If one was careful and clever in the design process, one could dramatically simplify and reduce costs for construction. Examples: Choose roof dimensions that allow you to use full-width standing seam roof panels. Ripping the last panel and bending the edge of it 90 degrees is a pain, and if symmetry is important to you, you'd need to do it on both gable ends of the house. The length of said panels is irrelevant as they can be ordered any length you choose up to 40 feet, if memory serves... Design the house such that all or at least the vast majority of the plumbing is located in one interior wall. Design the wall with opening panels so that plumbing repairs or changes can be done with ease. Choose house/room dimensions that take advantage of standard lumber lengths. Why make a house that forces you to waste 18" of every joist? That said, engineered joists would be a great choice (nice and light so easy to transport) and you can get those in any length you choose... Use engineered lumber (LVL/LSL) studs on any wall that is going to have cabinetry and be extra careful to install said joists plumb. Scribing cabinets is time consuming and tedious. The slight cost disadvantage of the perfectly straight studs will easily pay for itself when hanging cabinets.
Couple of things that you are not taking into consideration!

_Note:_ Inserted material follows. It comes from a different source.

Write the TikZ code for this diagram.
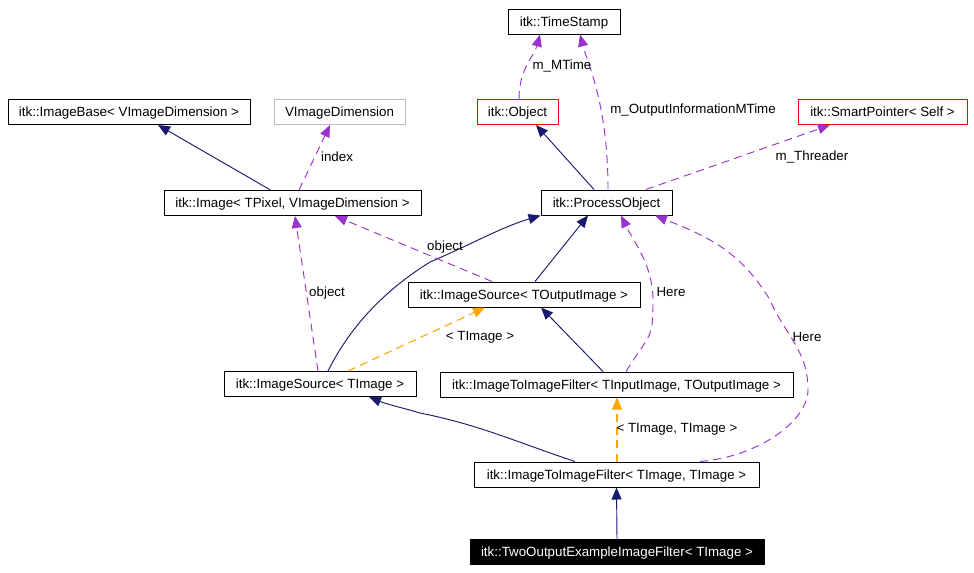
\documentclass[tikz,border=0pt]{standalone}
\usepackage{fontspec}
\setmainfont{Liberation Sans}
\usetikzlibrary{arrows.meta,calc}
\definecolor{navy}{RGB}{25,25,112}
\definecolor{purp}{RGB}{154,50,205}
\definecolor{orng}{RGB}{255,165,0}
\definecolor{grayb}{RGB}{191,191,191}
\begin{document}
\begin{tikzpicture}[x=0.75pt,y=-0.75pt,
  cls/.style={draw=black,line width=0.75pt,fill=white,minimum height=25*0.75pt,inner sep=0pt,text height=8pt,text depth=0.8pt,font=\fontsize{10pt}{12pt}\selectfont},
  redcls/.style={cls,draw=red},
  graycls/.style={cls,draw=grayb},
  blackcls/.style={cls,fill=black,text=white},
  lbl/.style={inner sep=0pt,font=\fontsize{10pt}{12pt}\selectfont},
  inh/.style={draw=navy,line width=0.7pt,-{Triangle[length=9pt,width=7.5pt,fill=navy]}},
  use/.style={draw=purp,line width=0.7pt,dash pattern=on 6pt off 4pt,-{Triangle[length=9pt,width=7.5pt,fill=purp]}},
  tmpl/.style={draw=orng,line width=0.8pt,dash pattern=on 6pt off 4pt,-{Triangle[length=9pt,width=7.5pt,fill=orng]}}]
\useasboundingbox (0,0) rectangle (974,572);
\fill[white] (0,0) rectangle (974,572);
% nodes
\node[cls,minimum width=112*0.75pt] (ts) at (564,21.5) {itk::TimeStamp};
\node[cls,minimum width=242*0.75pt] (ibase) at (129,112) {itk::ImageBase< VImageDimension >};
\node[graycls,minimum width=131*0.75pt] (vdim) at (339.5,112) {VImageDimension};
\node[redcls,minimum width=81*0.75pt] (obj) at (517.5,112) {itk::Object};
\node[redcls,minimum width=169*0.75pt] (sp) at (882.5,112) {itk::SmartPointer< Self >};
\node[cls,minimum width=257*0.75pt] (img) at (292.5,203) {itk::Image< TPixel, VImageDimension >};
\node[cls,minimum width=131*0.75pt] (po) at (606.5,202.5) {itk::ProcessObject};
\node[cls,minimum width=232*0.75pt] (iso) at (524,294.5) {itk::ImageSource< TOutputImage >};
\node[cls,minimum width=192*0.75pt] (ist) at (320,384) {itk::ImageSource< TImage >};
\node[cls,minimum width=353*0.75pt] (itio) at (616.5,384.5) {itk::ImageToImageFilter< TInputImage, TOutputImage >};
\node[cls,minimum width=285*0.75pt] (itt) at (616.5,474.5) {itk::ImageToImageFilter< TImage, TImage >};
\node[blackcls,minimum width=294*0.75pt] (two) at (617,552) {itk::TwoOutputExampleImageFilter< TImage >};
% edges
\draw[inh] ($(img.north)+(-22,0)$) -- ($(ibase.south)+(29,0)$);
\draw[use] ($(img.north)+(6.5,0)$) -- ($(vdim.south)+(-9.5,0)$);
\draw[use] ($(obj.north)+(1.5,0)$) .. controls +(0,-30) and +(-6,22) .. ($(ts.south)+(-24,0)$);
\draw[use] ($(po.north)+(1.5,0)$) .. controls +(0,-85) and +(8,30) .. ($(ts.south)+(16,0)$);
\draw[inh] ($(po.north)+(-12.5,0)$) -- ($(obj.south)+(18.5,0)$);
\draw[use] ($(po.north)+(39.5,0)$) -- ($(sp.south)+(-52.5,0)$);
\draw[inh] ($(iso.north)+(11,0)$) -- ($(po.south)+(-18.5,0)$);
\draw[inh] ($(ist.north)+(8,0)$) .. controls +(25,-50) and +(-40,25) .. (430,262) .. controls +(40,-17) and +(-40,12) .. (po.south west);
\draw[use] ($(iso.north)+(-32,0)$) -- ($(img.south)+(42.5,0)$);
\draw[use] ($(ist.north)+(-2,0)$) -- ($(img.south)+(2.5,0)$);
\draw[tmpl] ($(ist.north)+(28,0)$) -- ($(iso.south)+(-39,0)$);
\draw[inh] ($(itio.north)+(-13.5,0)$) -- ($(iso.south)+(17,0)$);
\draw[use] ($(itio.north)+(9.5,0)$) .. controls +(25,-40) and +(0,40) .. (653,300) .. controls +(0,-35) and +(12,25) .. ($(po.south)+(14.5,0)$);
\draw[use] ($(itt.north)+(83.5,0)$) .. controls +(60,-5) and +(0,30) .. (808,390) .. controls +(0,-40) and +(15,35) .. (770,300) .. controls +(-30,-50) and +(50,20) .. ($(po.south)+(48.5,0)$);
\draw[tmpl] ($(itt.north)+(0.5,0)$) -- ($(itio.south)+(0.5,0)$);
\draw[inh] ($(itt.north)+(-41.5,0)$) .. controls +(-60,-20) and +(60,12) .. (420,413) .. controls +(-20,-6) and +(20,8) .. ($(ist.south)+(49,0)$);
\draw[inh] (two.north) -- (itt.south);
% labels
\node[lbl] (lindex) at (337,157) {index};
\node[lbl] (lmt) at (562,66) {m\_MTime};
\node[lbl] (loim) at (693,110) {m\_OutputInformationMTime};
\node[lbl] (lthr) at (812,157) {m\_Threader};
\node[lbl] (lobj1) at (445,247) {object};
\node[lbl] (lobj2) at (327,293) {object};
\node[lbl] (lti) at (480,337) {< TImage >};
\node[lbl] (lhere1) at (671,292) {Here};
\node[lbl] (lhere2) at (807,337) {Here};
\node[lbl] (ltt) at (677,429) {< TImage, TImage >};
\end{tikzpicture}
\end{document}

Use of full width standing seam panels will leave you with a gable detail that cannot be flashed properly. Those last bends serve a purpose. If you were interested in maximizing material, than plan for just under 7/8 worth of a full panel to finish; that will allow you to balance the spacing and use just less than 1/2 a panel at each gable, while maintaining the proper installation techniques.

Note the location of plumbing chases and cleanouts, but leave an exposed panel, not for me. Who wants to look at some half done panel screwed to the wall in the hallway. If your home is using wood for an interior wall covering, you can integrate an access panel in the installation and is more necessary, but sheetrock, no way. Planning on repairing plumbing means that you should have picked a better plumber! Granted, things happen, fittings fail, I have just never understood the mentality of having access panels all over the place. Cut the rock, repair the plumbing and patch it back to original.

The cost jump for using engineered studs for a cabinet wall will not cure your scribe problem. Cabinets need to be scribed to sheetrocked walls, because of the build up of mud at seams and corners. Using the straightest studs in the world will not prevent this, plus not scribing any form of millwork is just sloppy workmanship and it shows.

The cutting off of the end of a piece of lumber removes the checks that are caused during the drying process. Material today is grown so fast and processed so fast that it is really a wonder it holds its shape at all. You are not doing yourself any favors by not removing a minimum of 6" off each end of a large structural member. Studs are one thing, small member, vertical load. Joists and rafters are another animal all together. Having a deep check in the end of a floor joist is akin to cutting the bottom 3" out of a 2x10 to clear plumbing, you have just reduced the size of that entire member by 3", but left the additional weight that a now smaller member needs to carry; further compromising its integrity.